**Collected material**
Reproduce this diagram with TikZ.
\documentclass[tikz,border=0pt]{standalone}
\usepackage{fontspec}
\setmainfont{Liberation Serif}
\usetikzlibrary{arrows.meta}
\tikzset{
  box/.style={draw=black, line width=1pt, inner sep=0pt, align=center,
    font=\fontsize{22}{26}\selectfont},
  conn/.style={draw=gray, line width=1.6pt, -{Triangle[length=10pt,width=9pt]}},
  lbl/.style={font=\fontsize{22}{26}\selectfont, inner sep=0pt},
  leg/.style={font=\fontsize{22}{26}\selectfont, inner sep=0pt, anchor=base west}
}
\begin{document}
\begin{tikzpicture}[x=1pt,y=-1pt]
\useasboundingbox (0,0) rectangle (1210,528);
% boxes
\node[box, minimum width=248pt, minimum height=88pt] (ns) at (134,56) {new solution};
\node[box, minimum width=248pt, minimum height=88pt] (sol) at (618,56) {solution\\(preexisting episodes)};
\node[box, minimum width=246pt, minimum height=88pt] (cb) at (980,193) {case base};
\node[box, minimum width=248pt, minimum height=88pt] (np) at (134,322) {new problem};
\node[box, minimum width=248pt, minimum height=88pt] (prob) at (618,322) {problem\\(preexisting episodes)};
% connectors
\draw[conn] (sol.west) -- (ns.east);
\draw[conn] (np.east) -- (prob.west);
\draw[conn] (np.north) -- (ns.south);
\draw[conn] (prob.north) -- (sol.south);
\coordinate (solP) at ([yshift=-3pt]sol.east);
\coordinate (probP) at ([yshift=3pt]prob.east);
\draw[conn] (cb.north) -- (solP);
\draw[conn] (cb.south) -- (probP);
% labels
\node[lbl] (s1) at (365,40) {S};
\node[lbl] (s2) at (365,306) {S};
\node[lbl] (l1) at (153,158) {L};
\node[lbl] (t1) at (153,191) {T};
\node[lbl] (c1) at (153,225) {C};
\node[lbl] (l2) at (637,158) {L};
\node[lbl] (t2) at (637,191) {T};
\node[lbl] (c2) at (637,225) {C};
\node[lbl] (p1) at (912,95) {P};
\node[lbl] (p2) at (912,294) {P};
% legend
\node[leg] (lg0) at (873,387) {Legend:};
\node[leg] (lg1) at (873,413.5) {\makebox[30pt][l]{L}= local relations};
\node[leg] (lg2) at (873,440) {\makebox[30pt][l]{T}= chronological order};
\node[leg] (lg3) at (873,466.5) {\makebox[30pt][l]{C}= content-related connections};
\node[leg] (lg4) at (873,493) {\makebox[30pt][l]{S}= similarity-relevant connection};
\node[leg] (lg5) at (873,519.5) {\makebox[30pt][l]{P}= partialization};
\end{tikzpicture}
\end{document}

**Stated problem**
Write out all the lines again, exactly as they are.

**Answer to this task**
Reproduce this diagram with TikZ.
\documentclass[tikz,border=0pt]{standalone}
\usepackage{fontspec}
\setmainfont{Liberation Serif}
\usetikzlibrary{arrows.meta}
\tikzset{
  box/.style={draw=black, line width=1pt, inner sep=0pt, align=center,
    font=\fontsize{22}{26}\selectfont},
  conn/.style={draw=gray, line width=1.6pt, -{Triangle[length=10pt,width=9pt]}},
  lbl/.style={font=\fontsize{22}{26}\selectfont, inner sep=0pt},
  leg/.style={font=\fontsize{22}{26}\selectfont, inner sep=0pt, anchor=base west}
}
\begin{document}
\begin{tikzpicture}[x=1pt,y=-1pt]
\useasboundingbox (0,0) rectangle (1210,528);
% boxes
\node[box, minimum width=248pt, minimum height=88pt] (ns) at (134,56) {new solution};
\node[box, minimum width=248pt, minimum height=88pt] (sol) at (618,56) {solution\\(preexisting episodes)};
\node[box, minimum width=246pt, minimum height=88pt] (cb) at (980,193) {case base};
\node[box, minimum width=248pt, minimum height=88pt] (np) at (134,322) {new problem};
\node[box, minimum width=248pt, minimum height=88pt] (prob) at (618,322) {problem\\(preexisting episodes)};
% connectors
\draw[conn] (sol.west) -- (ns.east);
\draw[conn] (np.east) -- (prob.west);
\draw[conn] (np.north) -- (ns.south);
\draw[conn] (prob.north) -- (sol.south);
\coordinate (solP) at ([yshift=-3pt]sol.east);
\coordinate (probP) at ([yshift=3pt]prob.east);
\draw[conn] (cb.north) -- (solP);
\draw[conn] (cb.south) -- (probP);
% labels
\node[lbl] (s1) at (365,40) {S};
\node[lbl] (s2) at (365,306) {S};
\node[lbl] (l1) at (153,158) {L};
\node[lbl] (t1) at (153,191) {T};
\node[lbl] (c1) at (153,225) {C};
\node[lbl] (l2) at (637,158) {L};
\node[lbl] (t2) at (637,191) {T};
\node[lbl] (c2) at (637,225) {C};
\node[lbl] (p1) at (912,95) {P};
\node[lbl] (p2) at (912,294) {P};
% legend
\node[leg] (lg0) at (873,387) {Legend:};
\node[leg] (lg1) at (873,413.5) {\makebox[30pt][l]{L}= local relations};
\node[leg] (lg2) at (873,440) {\makebox[30pt][l]{T}= chronological order};
\node[leg] (lg3) at (873,466.5) {\makebox[30pt][l]{C}= content-related connections};
\node[leg] (lg4) at (873,493) {\makebox[30pt][l]{S}= similarity-relevant connection};
\node[leg] (lg5) at (873,519.5) {\makebox[30pt][l]{P}= partialization};
\end{tikzpicture}
\end{document}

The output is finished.